Standard Chartered Bank Ghana is seeking to sell its Wealth and Retail Banking (WRB) business in Ghana as part of a broader strategy to focus on corporate and investment banking, while maintaining its long-term presence in the country.
The move, announced by parent company Standard Chartered PLC on Thursday, forms part of the Group’s ongoing portfolio review aimed at concentrating resources on businesses and client segments where it has greater scale and a stronger competitive advantage.
The proposed sale will not affect the bank’s Corporate and Investment Banking (CIB) operations in Ghana, which the Group said will continue to serve clients by leveraging its international network, cross-border capabilities and sector expertise.
Chief Executive Officer and Head of Coverage at Standard Chartered Ghana, Xorse Godzi, said the retail business remained a strong franchise with an established customer base and skilled workforce.
“Our WRB business in Ghana is a strong franchise with an established client base and talented colleagues. We believe that it is well-positioned to continue to succeed under new ownership,” he said.
He added that the bank was prioritising businesses where it enjoys a competitive advantage, while reaffirming Ghana’s strategic importance within Standard Chartered’s international network.
“Ghana remains a core part of our international network, and we continue to see long-term opportunities driven by trade, infrastructure investment and capital flows,” Mr Godzi said.
The bank expects the transition to take between 18 and 24 months, subject to regulatory approvals.
During that period, customers will continue to receive services without interruption.
“It will be business-as-usual for clients, with continued engagement to ensure an orderly transition and minimal disruption,” Mr Godzi assured.
The announcement follows the Group’s renewed strategic emphasis on cross-border and affluent banking, as outlined in its 2025 full-year financial results.

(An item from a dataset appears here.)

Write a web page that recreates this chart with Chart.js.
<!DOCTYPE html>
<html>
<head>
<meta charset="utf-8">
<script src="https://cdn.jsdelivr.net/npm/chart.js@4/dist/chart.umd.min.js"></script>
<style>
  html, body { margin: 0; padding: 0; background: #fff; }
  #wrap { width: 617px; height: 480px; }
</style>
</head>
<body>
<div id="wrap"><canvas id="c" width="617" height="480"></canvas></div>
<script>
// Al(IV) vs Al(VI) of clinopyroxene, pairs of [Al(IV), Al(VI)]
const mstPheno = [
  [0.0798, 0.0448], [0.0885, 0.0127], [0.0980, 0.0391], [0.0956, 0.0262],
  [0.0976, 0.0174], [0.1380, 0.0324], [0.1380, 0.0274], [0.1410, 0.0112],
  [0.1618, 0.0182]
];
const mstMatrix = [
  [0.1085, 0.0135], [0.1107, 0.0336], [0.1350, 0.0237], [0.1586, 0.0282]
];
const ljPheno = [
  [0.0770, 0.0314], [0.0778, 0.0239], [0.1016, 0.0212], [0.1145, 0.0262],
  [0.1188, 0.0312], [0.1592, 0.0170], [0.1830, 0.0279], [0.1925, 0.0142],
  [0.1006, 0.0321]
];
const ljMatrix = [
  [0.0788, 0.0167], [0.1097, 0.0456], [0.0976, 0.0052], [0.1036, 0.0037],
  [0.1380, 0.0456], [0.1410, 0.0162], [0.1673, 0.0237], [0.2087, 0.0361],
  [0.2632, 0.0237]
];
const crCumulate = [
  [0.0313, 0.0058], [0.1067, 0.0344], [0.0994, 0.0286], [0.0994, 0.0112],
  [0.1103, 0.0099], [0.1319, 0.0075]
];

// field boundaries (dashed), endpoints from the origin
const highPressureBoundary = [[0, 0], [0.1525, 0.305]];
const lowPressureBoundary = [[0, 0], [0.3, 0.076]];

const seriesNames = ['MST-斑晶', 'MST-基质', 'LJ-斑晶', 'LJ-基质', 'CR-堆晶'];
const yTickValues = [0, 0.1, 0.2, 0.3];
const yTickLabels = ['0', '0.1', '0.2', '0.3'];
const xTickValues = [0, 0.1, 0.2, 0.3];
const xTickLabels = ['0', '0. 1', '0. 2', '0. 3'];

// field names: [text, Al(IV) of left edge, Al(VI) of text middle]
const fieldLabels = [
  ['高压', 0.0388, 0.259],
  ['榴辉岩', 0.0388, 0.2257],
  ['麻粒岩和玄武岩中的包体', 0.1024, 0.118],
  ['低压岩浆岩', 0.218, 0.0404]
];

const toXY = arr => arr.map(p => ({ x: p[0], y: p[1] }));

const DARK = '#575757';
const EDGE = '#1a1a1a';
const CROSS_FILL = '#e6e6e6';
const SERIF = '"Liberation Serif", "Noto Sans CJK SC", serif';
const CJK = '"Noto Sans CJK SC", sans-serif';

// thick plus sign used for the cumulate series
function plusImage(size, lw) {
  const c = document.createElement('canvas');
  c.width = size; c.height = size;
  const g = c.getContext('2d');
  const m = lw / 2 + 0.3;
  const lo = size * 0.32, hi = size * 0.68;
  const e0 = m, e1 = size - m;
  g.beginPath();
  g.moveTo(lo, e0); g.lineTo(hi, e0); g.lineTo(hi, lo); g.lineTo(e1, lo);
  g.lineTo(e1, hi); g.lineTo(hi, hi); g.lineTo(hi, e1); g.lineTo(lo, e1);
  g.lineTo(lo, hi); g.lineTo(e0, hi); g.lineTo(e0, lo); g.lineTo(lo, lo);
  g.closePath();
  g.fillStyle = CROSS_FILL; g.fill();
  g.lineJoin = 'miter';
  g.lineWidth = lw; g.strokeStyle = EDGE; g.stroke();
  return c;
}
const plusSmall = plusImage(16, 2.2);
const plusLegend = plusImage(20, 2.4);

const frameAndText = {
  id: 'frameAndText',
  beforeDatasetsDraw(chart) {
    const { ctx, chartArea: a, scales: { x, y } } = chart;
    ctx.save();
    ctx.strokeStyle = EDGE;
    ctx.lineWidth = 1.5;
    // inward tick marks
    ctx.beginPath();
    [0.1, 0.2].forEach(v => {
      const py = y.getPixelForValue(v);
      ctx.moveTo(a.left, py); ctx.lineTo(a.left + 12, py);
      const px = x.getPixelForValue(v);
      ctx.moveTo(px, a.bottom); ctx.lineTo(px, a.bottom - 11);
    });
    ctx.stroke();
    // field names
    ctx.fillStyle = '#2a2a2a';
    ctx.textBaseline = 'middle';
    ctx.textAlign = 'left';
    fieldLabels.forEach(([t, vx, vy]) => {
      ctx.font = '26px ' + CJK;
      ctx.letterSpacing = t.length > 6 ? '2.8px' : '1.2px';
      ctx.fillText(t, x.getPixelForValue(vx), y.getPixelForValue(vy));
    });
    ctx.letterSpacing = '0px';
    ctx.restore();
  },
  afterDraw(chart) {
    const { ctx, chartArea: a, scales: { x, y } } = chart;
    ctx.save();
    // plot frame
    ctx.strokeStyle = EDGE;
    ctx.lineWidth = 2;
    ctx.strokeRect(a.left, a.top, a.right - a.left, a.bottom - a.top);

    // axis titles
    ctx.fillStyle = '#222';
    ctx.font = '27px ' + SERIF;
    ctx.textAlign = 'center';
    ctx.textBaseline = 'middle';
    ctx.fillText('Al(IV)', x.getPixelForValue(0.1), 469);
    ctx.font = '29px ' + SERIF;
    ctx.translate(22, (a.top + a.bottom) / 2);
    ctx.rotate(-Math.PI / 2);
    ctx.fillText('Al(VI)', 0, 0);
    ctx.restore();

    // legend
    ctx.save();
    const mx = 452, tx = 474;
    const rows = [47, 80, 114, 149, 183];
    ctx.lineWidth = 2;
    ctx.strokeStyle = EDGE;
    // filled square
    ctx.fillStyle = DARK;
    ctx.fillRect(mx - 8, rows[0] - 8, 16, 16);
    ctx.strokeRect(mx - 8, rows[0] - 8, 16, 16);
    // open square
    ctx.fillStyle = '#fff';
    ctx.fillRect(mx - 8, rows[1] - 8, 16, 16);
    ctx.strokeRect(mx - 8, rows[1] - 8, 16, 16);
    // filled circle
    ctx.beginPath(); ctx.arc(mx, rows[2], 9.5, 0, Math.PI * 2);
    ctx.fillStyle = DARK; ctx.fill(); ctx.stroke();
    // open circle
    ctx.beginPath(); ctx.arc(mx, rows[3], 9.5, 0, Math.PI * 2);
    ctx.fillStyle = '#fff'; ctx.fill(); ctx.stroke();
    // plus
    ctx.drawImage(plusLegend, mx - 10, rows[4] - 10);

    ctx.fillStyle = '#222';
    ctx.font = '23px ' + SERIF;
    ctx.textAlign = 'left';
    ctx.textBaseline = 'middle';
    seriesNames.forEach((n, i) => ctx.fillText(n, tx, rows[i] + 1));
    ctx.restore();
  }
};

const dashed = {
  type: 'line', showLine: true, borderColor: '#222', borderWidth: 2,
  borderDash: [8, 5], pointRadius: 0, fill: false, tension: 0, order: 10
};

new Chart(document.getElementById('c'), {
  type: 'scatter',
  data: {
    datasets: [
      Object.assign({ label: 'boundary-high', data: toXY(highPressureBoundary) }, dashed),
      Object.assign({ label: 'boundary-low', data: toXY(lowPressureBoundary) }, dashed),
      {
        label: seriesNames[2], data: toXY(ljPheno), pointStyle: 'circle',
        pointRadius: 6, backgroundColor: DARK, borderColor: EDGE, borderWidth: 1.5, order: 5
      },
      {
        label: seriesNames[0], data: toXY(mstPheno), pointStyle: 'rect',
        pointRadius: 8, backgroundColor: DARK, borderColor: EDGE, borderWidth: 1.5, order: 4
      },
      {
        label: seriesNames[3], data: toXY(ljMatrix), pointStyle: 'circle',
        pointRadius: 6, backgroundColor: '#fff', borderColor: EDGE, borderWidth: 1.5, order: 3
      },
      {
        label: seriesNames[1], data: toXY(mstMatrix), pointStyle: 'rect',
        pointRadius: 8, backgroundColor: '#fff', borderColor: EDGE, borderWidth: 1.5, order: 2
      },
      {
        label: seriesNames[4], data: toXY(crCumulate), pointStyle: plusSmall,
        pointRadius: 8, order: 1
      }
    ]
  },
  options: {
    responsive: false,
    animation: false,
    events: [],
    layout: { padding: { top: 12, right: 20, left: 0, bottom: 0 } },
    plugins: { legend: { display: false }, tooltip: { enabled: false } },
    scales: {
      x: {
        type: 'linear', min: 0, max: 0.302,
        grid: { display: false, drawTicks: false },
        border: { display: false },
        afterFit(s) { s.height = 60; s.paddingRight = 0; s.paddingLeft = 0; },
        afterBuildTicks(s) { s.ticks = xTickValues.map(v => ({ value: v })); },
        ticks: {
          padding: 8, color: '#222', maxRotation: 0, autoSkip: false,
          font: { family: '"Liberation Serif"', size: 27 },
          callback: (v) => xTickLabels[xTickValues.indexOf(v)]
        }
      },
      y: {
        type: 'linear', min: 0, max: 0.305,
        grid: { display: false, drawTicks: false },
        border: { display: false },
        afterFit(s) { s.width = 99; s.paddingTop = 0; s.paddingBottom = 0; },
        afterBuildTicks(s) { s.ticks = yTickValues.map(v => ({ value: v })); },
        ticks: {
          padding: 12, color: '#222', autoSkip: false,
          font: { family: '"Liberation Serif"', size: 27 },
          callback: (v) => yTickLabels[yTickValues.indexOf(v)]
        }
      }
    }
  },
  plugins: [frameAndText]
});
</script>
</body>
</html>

Head of Wealth and Retail Banking for Europe, Middle East and Africa at Standard Chartered, Bongiwe Gangeni, said the decision was intended to improve capital allocation and sharpen the bank’s strategic focus across Africa.
“We continue to actively review our portfolio to ensure capital is deployed where it delivers the strongest returns and strategic impact,” she said.

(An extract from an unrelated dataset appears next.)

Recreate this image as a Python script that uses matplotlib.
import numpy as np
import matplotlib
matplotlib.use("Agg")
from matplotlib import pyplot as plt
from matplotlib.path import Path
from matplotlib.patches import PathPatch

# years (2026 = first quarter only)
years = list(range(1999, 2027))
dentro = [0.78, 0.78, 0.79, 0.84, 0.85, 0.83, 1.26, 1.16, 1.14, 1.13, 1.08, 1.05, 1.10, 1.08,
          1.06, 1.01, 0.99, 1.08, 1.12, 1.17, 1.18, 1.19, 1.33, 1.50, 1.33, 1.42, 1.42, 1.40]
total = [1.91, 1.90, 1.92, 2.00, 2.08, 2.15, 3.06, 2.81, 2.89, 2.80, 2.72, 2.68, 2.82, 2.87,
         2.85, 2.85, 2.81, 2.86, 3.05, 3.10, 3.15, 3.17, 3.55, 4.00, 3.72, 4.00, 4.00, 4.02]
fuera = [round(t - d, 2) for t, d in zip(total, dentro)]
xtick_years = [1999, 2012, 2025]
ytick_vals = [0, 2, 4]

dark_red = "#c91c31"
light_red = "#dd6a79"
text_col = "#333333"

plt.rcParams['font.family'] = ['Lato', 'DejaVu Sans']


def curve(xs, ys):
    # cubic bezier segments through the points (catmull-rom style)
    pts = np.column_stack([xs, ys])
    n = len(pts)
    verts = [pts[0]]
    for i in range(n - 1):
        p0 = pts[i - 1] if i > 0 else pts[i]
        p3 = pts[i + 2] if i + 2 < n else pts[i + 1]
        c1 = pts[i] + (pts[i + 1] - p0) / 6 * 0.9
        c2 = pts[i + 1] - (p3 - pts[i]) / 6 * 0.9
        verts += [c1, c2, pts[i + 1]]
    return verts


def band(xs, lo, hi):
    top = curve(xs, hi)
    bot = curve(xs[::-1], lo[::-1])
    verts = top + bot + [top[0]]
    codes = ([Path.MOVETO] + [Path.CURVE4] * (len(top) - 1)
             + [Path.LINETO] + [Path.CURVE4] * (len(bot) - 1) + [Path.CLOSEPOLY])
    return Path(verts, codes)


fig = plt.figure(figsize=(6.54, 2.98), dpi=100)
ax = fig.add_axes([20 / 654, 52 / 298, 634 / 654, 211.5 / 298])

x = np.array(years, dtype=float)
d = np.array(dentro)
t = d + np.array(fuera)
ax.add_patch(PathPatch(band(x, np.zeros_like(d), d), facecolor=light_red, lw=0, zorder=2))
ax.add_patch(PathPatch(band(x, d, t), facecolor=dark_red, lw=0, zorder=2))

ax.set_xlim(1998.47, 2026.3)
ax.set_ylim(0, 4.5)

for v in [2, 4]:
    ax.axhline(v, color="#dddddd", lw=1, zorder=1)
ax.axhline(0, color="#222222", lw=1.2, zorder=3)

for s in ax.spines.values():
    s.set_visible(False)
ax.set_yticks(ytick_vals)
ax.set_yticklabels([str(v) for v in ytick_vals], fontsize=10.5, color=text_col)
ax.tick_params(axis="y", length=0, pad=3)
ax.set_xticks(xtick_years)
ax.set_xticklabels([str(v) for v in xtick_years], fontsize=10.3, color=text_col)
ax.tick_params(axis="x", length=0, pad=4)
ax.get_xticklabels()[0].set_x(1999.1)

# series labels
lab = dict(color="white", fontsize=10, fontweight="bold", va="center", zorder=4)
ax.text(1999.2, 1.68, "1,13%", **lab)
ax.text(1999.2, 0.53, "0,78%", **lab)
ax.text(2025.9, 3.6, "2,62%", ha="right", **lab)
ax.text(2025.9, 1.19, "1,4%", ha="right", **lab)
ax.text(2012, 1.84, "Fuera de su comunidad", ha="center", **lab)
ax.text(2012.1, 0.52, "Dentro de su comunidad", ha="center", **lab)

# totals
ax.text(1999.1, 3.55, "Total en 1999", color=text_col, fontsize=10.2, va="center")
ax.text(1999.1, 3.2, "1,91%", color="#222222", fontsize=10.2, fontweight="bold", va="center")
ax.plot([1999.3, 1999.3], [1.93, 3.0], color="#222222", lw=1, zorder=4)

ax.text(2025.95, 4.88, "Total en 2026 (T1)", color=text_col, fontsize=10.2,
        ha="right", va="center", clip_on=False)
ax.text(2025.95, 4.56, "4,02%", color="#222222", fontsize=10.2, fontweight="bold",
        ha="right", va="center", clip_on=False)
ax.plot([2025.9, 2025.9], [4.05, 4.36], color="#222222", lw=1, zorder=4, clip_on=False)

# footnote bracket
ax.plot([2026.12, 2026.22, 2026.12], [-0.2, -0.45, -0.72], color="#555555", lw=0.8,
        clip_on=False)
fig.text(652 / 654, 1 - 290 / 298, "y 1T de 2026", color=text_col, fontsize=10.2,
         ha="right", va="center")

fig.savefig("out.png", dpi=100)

“This is about being more focused and impactful in Africa, driven by our hubs in Kenya and Nigeria, where our WRB businesses continue to drive growth at scale, complementing our super-connector CIB franchises in those markets.”
Despite the planned divestment, Standard Chartered said Africa remains central to its global strategy.
The Group disclosed that it has invested US$300 million in technology and Africa-based ventures over the past five years. In 2025 alone, it financed US$5 billion worth of infrastructure projects across the continent.
Among the transactions were the World Bank’s US$200 million Clean Cooking Outcome Bond, which unlocked US$30.5 million in climate finance for Ghana, and a US$504 million sustainability-linked loan for Côte d’Ivoire.
The bank said its continued investment in Africa has earned it several industry recognitions, including Global Finance magazine’s Best Investment Bank for Infrastructure Finance award.
Any sale of the Ghana retail banking business will be subject to regulatory approval.